Which, I mean, covers a lot of ground, it's just funny how recurrent it is.

Falconier111
Jul 18, 2012

S T A R M E T A L C A S T E
GURPS, as far as I’m aware, has a reputation for being so flexible and universal it becomes impossible to play in. You can represent truly anything with it – I’ve made functional mystical gunslingers, insane psychics, muscle wizards, and tons of regular idiots that all work in the system; however, since it lacks any real hooks, unless you want to run something you’ll never find anywhere else, it’s best to look elsewhere. Published GURPS settings, therefore, sometimes came out looking as weird as possible to snag that demographic. GURPS Fantasy II is an example of that philosophy, as well as how it failed; the common consensus on the intertubes is you can’t run a campaign in such a narrow, fixed world. They’re right. Sort of. While I can’t argue that the setting is real hard to explain to players without giving them homework, I think the setting’s a lot more intuitive than people give it credit for and the important elements can be explained – and campaign ideas generated – with little energy or time spent. I aim to show you how.




Format wise, the book is laid out with a large column down the center of each page and a smaller column down the side (usually elaborating on a topic mentioned in the main text). It’s worth noting here that this book was written for GURPS 3rd Edition, while mechanically I’m only familiar with 4th; if we do get to making characters, I’ll use the rules I’m familiar with and kludge the info in this book together with my prior knowledge. All 3rd ed books use this format, including Reign of Steel (thank you for doing it that setting is baller), so if you see any misplaced text in a badly-taken snapshot, that’s probably why. Most pages have a picture on them somewhere, livening up the twin walls of text considerably.

The introduction is short, just 1 page long. It talks about how the Madlands suck, gods are crazy, community is important, etc. etc. The most important take away is summed up in this paragraph;



Madlanders are stuck in a lovely situation, but they’ve dealt with it all their lives and want nothing more. The community is the most important thing to these people and they’ll do anything to protect it. And herein lies the problem of roleplaying in this setting; people who enjoy playing murderhobos are unlikely to get into the struggles of a small tribal community right away. I hold that explaining everything in this setting is unnecessary at the beginning, but at least getting your players on board with playing ordinary people is something you need before even beginning to plan the game.


1 – THE LAND

The book starts out by describing the terrain in surprisingly modern terms. The Madlands are a small, cold continent underlain by igneous rock with a little bit of soil on top; some parts in the more inhospitable regions have all kinds of quartz. Glaciers have ranged over the land countless times, leaving fjords (described as “the fingers of an arthritic giant) and several strange landscape features including rocks hanging off cliffs (curiously, it doesn’t talk about the shorelines, which are very important to the setting). However, much of the Madlands owe their shape to a force much stranger – the gods.

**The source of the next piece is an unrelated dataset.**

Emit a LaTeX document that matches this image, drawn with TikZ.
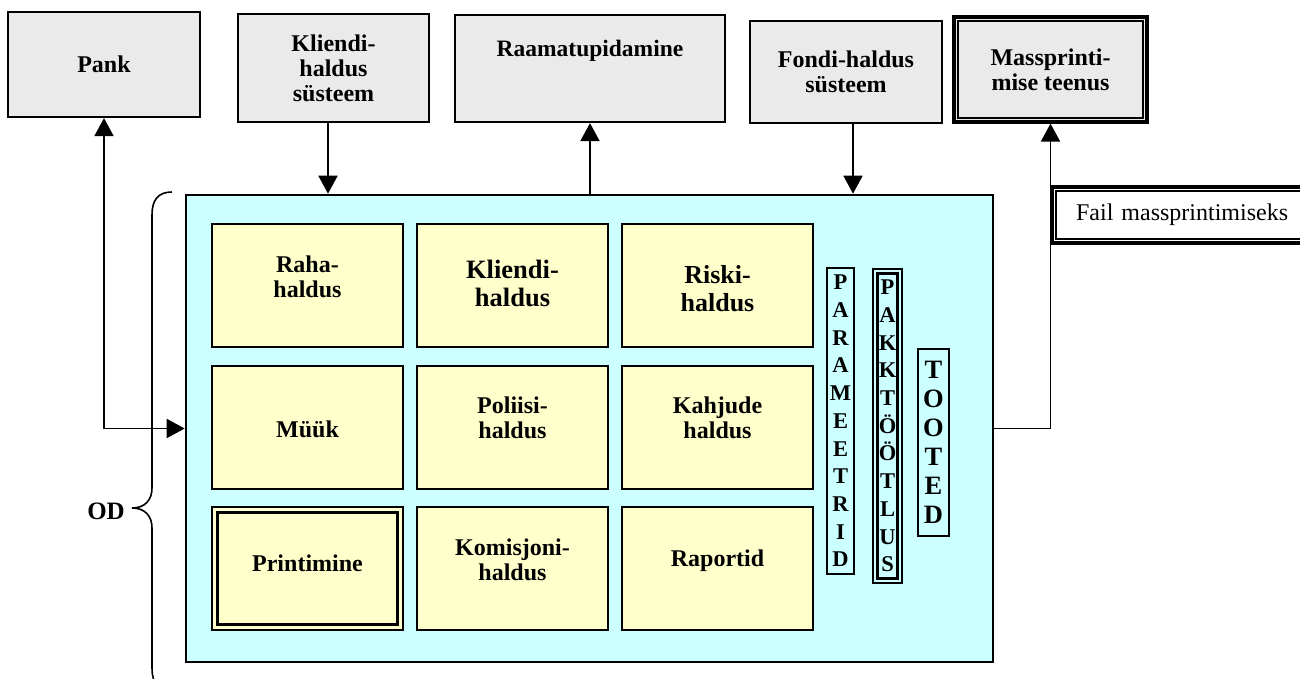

In most settings, the supernatural is beyond the ken of ordinary mortals, with gods mysterious and distant figures that can be beseeched for power, whether or not it’s a good idea. Here, the gods are not only actively wandering the earth but so crazy sensible Madlanders always, always fear and avoid them. They regularly warp the landscape by hopping, digging, or just loving with local physics, and everything strange and unusual in the region can probably be traced back to them – or to one of the magical creatures spawned by the special properties of the continent, all of which are destructive. Everything supernatural in the Madlands is ill-omened at best and probably actively malevolent; good Madlander hate and fear magic, spirits, and gods of any kind, usually for good reason.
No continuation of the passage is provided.